GIVEN TASK:
Do not repeat pictures. Repeat exactly the lines of the listing below from its first line through the line with "const startYear = 1880;".

--*--

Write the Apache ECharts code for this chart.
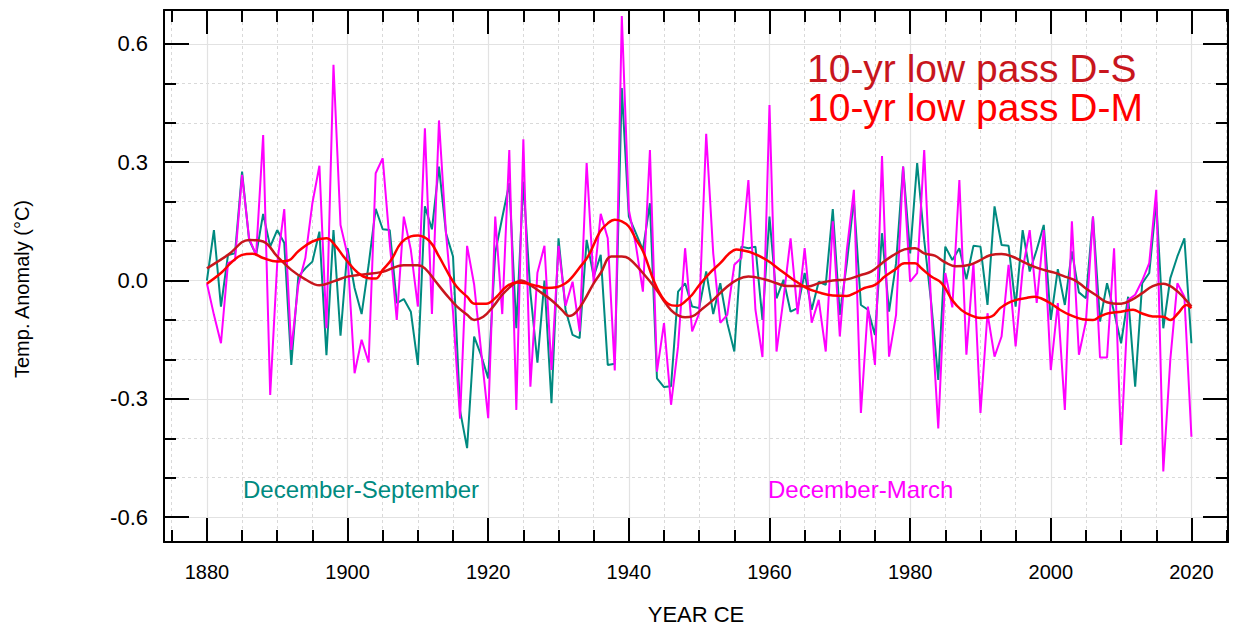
<!DOCTYPE html>
<html>
<head>
<meta charset="utf-8">
<script src="https://cdn.jsdelivr.net/npm/echarts@6/dist/echarts.min.js"></script>
<style>
html,body{margin:0;padding:0;background:#fff;}
#chart{width:1239px;height:632px;}
</style>
</head>
<body>
<div id="chart"></div>
<script>
// ---------------- DATA ----------------
const startYear = 1880;

// December-September anomalies (teal), 1880..2020
const dsValues = [
  0.000, 0.128, -0.066, 0.065, 0.069, 0.276, 0.103, 0.065, 0.169, 0.086,
  0.128, 0.095, -0.214, 0.010, 0.031, 0.048, 0.124, -0.189, 0.128, -0.140,
  0.082, -0.019, -0.085, 0.040, 0.182, 0.130, 0.128, -0.057, -0.047, -0.079,
  -0.214, 0.188, 0.130, 0.289, 0.120, 0.061, -0.330, -0.425, -0.142, -0.190,
  -0.248, 0.070, 0.160, 0.247, -0.121, 0.251, -0.030, -0.208, 0.000, -0.311,
  0.107, -0.074, -0.138, -0.146, 0.103, 0.010, 0.065, -0.214, -0.211, 0.488,
  0.162, 0.120, 0.078, 0.196, -0.248, -0.270, -0.268, -0.028, -0.007, -0.066,
  -0.070, 0.023, -0.085, -0.007, -0.108, -0.180, 0.086, 0.082, 0.086, -0.100,
  0.162, -0.045, 0.002, -0.079, -0.070, 0.019, -0.074, -0.003, -0.011, 0.181,
  -0.087, 0.044, 0.205, -0.062, -0.074, -0.138, 0.120, -0.079, 0.044, 0.289,
  0.069, 0.298, 0.103, -0.057, -0.252, 0.086, 0.052, 0.082, 0.003, 0.088,
  0.086, -0.062, 0.188, 0.090, 0.088, -0.066, 0.128, 0.023, 0.078, 0.141,
  -0.100, 0.029, -0.062, 0.074, -0.030, -0.045, 0.162, -0.104, -0.007, -0.080,
  -0.159, -0.041, -0.269, -0.007, 0.019, 0.200, -0.121, 0.006, 0.061, 0.107,
  -0.159
];

// December-March anomalies (magenta), 1880..2020
const dmValues = [
  -0.007, -0.087, -0.159, 0.044, 0.052, 0.268, 0.107, 0.065, 0.369, -0.290,
  0.044, 0.181, -0.176, -0.011, 0.057, 0.196, 0.291, -0.121, 0.547, 0.141,
  0.065, -0.235, -0.150, -0.208, 0.272, 0.310, 0.095, -0.100, 0.162, 0.078,
  -0.066, 0.386, -0.085, 0.406, 0.120, -0.080, -0.350, 0.088, -0.010, -0.180,
  -0.349, 0.162, -0.085, 0.331, -0.328, 0.358, -0.269, 0.020, 0.088, -0.227,
  0.088, -0.064, -0.003, -0.129, 0.298, -0.007, 0.169, 0.107, -0.228, 0.671,
  0.179, 0.090, -0.028, 0.331, -0.231, -0.108, -0.315, -0.167, 0.082, -0.129,
  -0.083, 0.372, 0.069, -0.107, -0.087, 0.040, 0.057, 0.255, -0.074, -0.194,
  0.445, -0.180, -0.045, 0.107, -0.085, 0.082, -0.107, -0.049, -0.180, 0.150,
  -0.142, 0.078, 0.230, -0.336, -0.066, -0.214, 0.316, -0.193, -0.087, 0.289,
  -0.003, 0.019, 0.331, -0.070, -0.375, 0.019, -0.068, 0.255, -0.188, 0.044,
  -0.336, -0.083, -0.193, -0.142, 0.040, -0.167, 0.027, 0.128, -0.057, 0.128,
  -0.227, -0.057, -0.328, 0.150, -0.188, -0.104, 0.162, -0.195, -0.195, 0.082,
  -0.417, -0.049, -0.036, 0.000, 0.044, 0.230, -0.484, -0.200, -0.007, -0.041,
  -0.396
];

// 10-yr low pass D-S (dark red), [year, value]
const lpDS = [
  [1880, 0.031], [1883, 0.065], [1886, 0.103], [1888, 0.099], [1890, 0.061],
  [1892, 0.027], [1894, 0.003], [1896, -0.012], [1898, -0.002], [1900, 0.010],
  [1902, 0.015], [1905, 0.022], [1908, 0.039], [1910, 0.039], [1911, 0.031],
  [1912.5, -0.002], [1914, -0.035], [1915.5, -0.065], [1917, -0.087], [1918, -0.100],
  [1919.3, -0.092], [1920.7, -0.066], [1922, -0.036], [1923.5, -0.011], [1924.7, 0.000],
  [1926, -0.012], [1927.5, -0.030], [1929, -0.050], [1930.5, -0.075], [1931.5, -0.090],
  [1932.5, -0.080], [1933.7, -0.049], [1935, -0.007], [1936, 0.019], [1937.5, 0.061],
  [1939, 0.061], [1940, 0.056], [1942, 0.019], [1944, -0.025], [1945.2, -0.057],
  [1946.5, -0.083], [1948, -0.093], [1949, -0.091], [1950.3, -0.074], [1952, -0.049],
  [1954, -0.015], [1955.5, 0.003], [1957, 0.010], [1959.5, 0.002], [1961, -0.007],
  [1962.5, -0.014], [1964, -0.014], [1965.5, -0.015], [1967, -0.007], [1969, 0.000],
  [1971, 0.003], [1973, 0.014], [1974.5, 0.023], [1976, 0.044], [1977.5, 0.063],
  [1979.2, 0.079], [1980.7, 0.082], [1982, 0.069], [1983.5, 0.063], [1985, 0.046],
  [1986.5, 0.036], [1988.5, 0.040], [1990, 0.052], [1991.5, 0.065], [1993, 0.067],
  [1994.5, 0.061], [1996, 0.048], [1997.5, 0.036], [1999, 0.027], [2000.5, 0.020],
  [2002, 0.010], [2003.5, 0.000], [2005, -0.020], [2006.5, -0.038], [2008, -0.055],
  [2010, -0.059], [2011.5, -0.049], [2013, -0.032], [2014.5, -0.014], [2016, -0.008],
  [2017.5, -0.020], [2019, -0.045], [2020, -0.066]
];

// 10-yr low pass D-M (red), [year, value]
const lpDM = [
  [1880, -0.008], [1882, 0.019], [1883.5, 0.046], [1885, 0.065], [1886.5, 0.068],
  [1888, 0.057], [1890, 0.048], [1891.5, 0.050], [1893, 0.074], [1895, 0.099],
  [1897, 0.107], [1898.2, 0.090], [1899.6, 0.057], [1901.5, 0.019], [1903, 0.006],
  [1904, 0.005], [1905, 0.027], [1906.2, 0.052], [1907.6, 0.095], [1909, 0.112],
  [1910, 0.114], [1911.7, 0.099], [1913, 0.061], [1914.3, 0.019], [1915.5, -0.015],
  [1917, -0.041], [1918.1, -0.059], [1919.7, -0.059], [1921.2, -0.041], [1922.6, -0.015],
  [1924, -0.005], [1925.4, -0.007], [1927, -0.014], [1928.3, -0.019], [1929.7, -0.017],
  [1931, -0.007], [1932, 0.010], [1933, 0.033], [1934.2, 0.061], [1935.9, 0.124],
  [1937, 0.145], [1938, 0.154], [1939, 0.150], [1940, 0.137], [1941, 0.105],
  [1942, 0.075], [1943.7, -0.007], [1945, -0.049], [1946.1, -0.063], [1947, -0.064],
  [1948, -0.053], [1949, -0.036], [1950, -0.012], [1951.5, 0.019], [1953, 0.044],
  [1954.3, 0.069], [1955.3, 0.079], [1956.3, 0.076], [1957.7, 0.069], [1959.6, 0.052],
  [1961.5, 0.027], [1963.4, 0.002], [1965.3, -0.019], [1967, -0.030], [1969, -0.038],
  [1971, -0.039], [1972.1, -0.032], [1973.5, -0.019], [1975, -0.011], [1976.4, 0.010],
  [1977.8, 0.027], [1979.2, 0.044], [1980.7, 0.044], [1981.6, 0.031], [1983, 0.010],
  [1984.5, -0.007], [1986, -0.050], [1987.3, -0.075], [1988.5, -0.087], [1990, -0.095],
  [1991.6, -0.091], [1992.8, -0.070], [1993.9, -0.057], [1995.1, -0.049], [1996.3, -0.045],
  [1997.7, -0.041], [1998.6, -0.045], [1999.9, -0.057], [2001.3, -0.074], [2002.7, -0.087],
  [2004.5, -0.098], [2006, -0.100], [2007, -0.091], [2008.2, -0.083], [2010, -0.079],
  [2011.7, -0.074], [2012.9, -0.083], [2014.5, -0.091], [2016, -0.092], [2017, -0.100],
  [2018.1, -0.083], [2019.3, -0.062], [2020, -0.070]
];

const xMajorTicks = [1880, 1900, 1920, 1940, 1960, 1980, 2000, 2020];
const xMinorTicks = [1875, 1885, 1890, 1895, 1905, 1910, 1915, 1925, 1930, 1935,
  1945, 1950, 1955, 1965, 1970, 1975, 1985, 1990, 1995, 2005, 2010, 2015, 2025];
const yMajorTicks = [-0.6, -0.3, 0, 0.3, 0.6];
const yMinorTicks = [-0.5, -0.4, -0.2, -0.1, 0.1, 0.2, 0.4, 0.5];

const titleDS = '10-yr low pass D-S';
const titleDM = '10-yr low pass D-M';
const labelDS = 'December-September';
const labelDM = 'December-March';
const yTitle = 'Temp. Anomaly (°C)';
const xTitle = 'YEAR CE';

// ---------------- STYLE ----------------
const FONT = '"Liberation Sans", Arial, Helvetica, sans-serif';
const C_TEAL = '#008a80';
const C_MAG = '#ff00ff';
const C_DRED = '#c8161d';
const C_RED = '#ff0000';
const X_MIN = 1873.9, X_MAX = 2025.2;
const Y_MIN = -0.663, Y_MAX = 0.686;

const dsData = dsValues.map((v, i) => [startYear + i, v]);
const dmData = dmValues.map((v, i) => [startYear + i, v]);

const blackLine = { color: '#000', width: 2 };
function xAx(pos, ticks, len, opts) {
  return Object.assign({
    type: 'value', min: X_MIN, max: X_MAX, position: pos,
    axisLine: { show: false, onZero: false, lineStyle: blackLine },
    axisTick: { show: true, inside: true, length: len, customValues: ticks, lineStyle: blackLine },
    axisLabel: { show: false },
    splitLine: { show: false }
  }, opts || {});
}
function yAx(pos, ticks, len, opts) {
  return Object.assign({
    type: 'value', min: Y_MIN, max: Y_MAX, position: pos,
    axisLine: { show: false, onZero: false, lineStyle: blackLine },
    axisTick: { show: true, inside: true, length: len, customValues: ticks, lineStyle: blackLine },
    axisLabel: { show: false },
    splitLine: { show: false }
  }, opts || {});
}

const chart = echarts.init(document.getElementById('chart'), null, { renderer: 'svg' });
chart.setOption({
  animation: false,
  backgroundColor: '#fff',
  grid: { left: 164, right: 11, top: 10, bottom: 90, containLabel: false },
  xAxis: [
    xAx('bottom', xMinorTicks, 12, {
      splitLine: { show: true, lineStyle: { color: '#d9d9d9', width: 1, type: [3, 3] } }
    }),
    xAx('bottom', xMajorTicks, 24, {
      axisLine: { show: true, onZero: false, lineStyle: blackLine },
      axisLabel: { show: true, customValues: xMajorTicks, margin: 20, fontSize: 20, color: '#000', fontFamily: FONT,
        formatter: v => String(Math.round(v)) },
      splitLine: { show: true, lineStyle: { color: '#e2e2e2', width: 1.2 } }
    }),
    xAx('top', xMinorTicks, 12),
    xAx('top', xMajorTicks, 24, { axisLine: { show: true, onZero: false, lineStyle: blackLine } })
  ],
  yAxis: [
    yAx('left', yMinorTicks, 12, {
      splitLine: { show: true, lineStyle: { color: '#d9d9d9', width: 1, type: [3, 3] } }
    }),
    yAx('left', yMajorTicks, 25, {
      axisLine: { show: true, onZero: false, lineStyle: blackLine },
      axisLabel: { show: true, customValues: yMajorTicks, margin: 16, fontSize: 22, color: '#000', fontFamily: FONT,
        formatter: v => Number(v).toFixed(1) },
      splitLine: { show: true, lineStyle: { color: '#e2e2e2', width: 1.2 } }
    }),
    yAx('right', yMinorTicks, 12),
    yAx('right', yMajorTicks, 25, { axisLine: { show: true, onZero: false, lineStyle: blackLine } })
  ],
  series: [
    { name: labelDS, type: 'line', xAxisIndex: 1, yAxisIndex: 1, data: dsData, symbol: 'none',
      lineStyle: { color: C_TEAL, width: 2 }, z: 3 },
    { name: labelDM, type: 'line', xAxisIndex: 1, yAxisIndex: 1, data: dmData, symbol: 'none',
      lineStyle: { color: C_MAG, width: 2 }, z: 4 },
    { name: titleDS, type: 'line', xAxisIndex: 1, yAxisIndex: 1, data: lpDS, symbol: 'none', smooth: 0.4,
      lineStyle: { color: C_DRED, width: 2.5 }, z: 5 },
    { name: titleDM, type: 'line', xAxisIndex: 1, yAxisIndex: 1, data: lpDM, symbol: 'none', smooth: 0.4,
      lineStyle: { color: C_RED, width: 2.5 }, z: 6 }
  ],
  graphic: [
    { type: 'text', x: 807, y: 68.5, z: 10, style: { text: titleDS, fontSize: 39, fontFamily: FONT, fill: C_DRED,
      align: 'left', verticalAlign: 'middle', textAlign: 'left', textVerticalAlign: 'middle' } },
    { type: 'text', x: 807, y: 107.5, z: 10, style: { text: titleDM, fontSize: 39, fontFamily: FONT, fill: C_RED,
      align: 'left', verticalAlign: 'middle', textAlign: 'left', textVerticalAlign: 'middle' } },
    { type: 'text', x: 243, y: 489, z: 10, style: { text: labelDS, fontSize: 24, fontFamily: FONT, fill: C_TEAL,
      align: 'left', verticalAlign: 'middle', textAlign: 'left', textVerticalAlign: 'middle' } },
    { type: 'text', x: 768, y: 489, z: 10, style: { text: labelDM, fontSize: 24, fontFamily: FONT, fill: C_MAG,
      align: 'left', verticalAlign: 'middle', textAlign: 'left', textVerticalAlign: 'middle' } },
    { type: 'text', x: 22, y: 289, rotation: Math.PI / 2, z: 10, style: { text: yTitle, fontSize: 20, fontFamily: FONT, fill: '#000',
      align: 'center', verticalAlign: 'middle', textAlign: 'center', textVerticalAlign: 'middle' } },
    { type: 'text', x: 696, y: 614, z: 10, style: { text: xTitle, fontSize: 22, fontFamily: FONT, fill: '#000',
      align: 'center', verticalAlign: 'middle', textAlign: 'center', textVerticalAlign: 'middle' } }
  ]
});
</script>
</body>
</html>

--*--

RESULT FOR THIS EXERCISE:
Write the Apache ECharts code for this chart.
<!DOCTYPE html>
<html>
<head>
<meta charset="utf-8">
<script src="https://cdn.jsdelivr.net/npm/echarts@6/dist/echarts.min.js"></script>
<style>
html,body{margin:0;padding:0;background:#fff;}
#chart{width:1239px;height:632px;}
</style>
</head>
<body>
<div id="chart"></div>
<script>
// ---------------- DATA ----------------
const startYear = 1880;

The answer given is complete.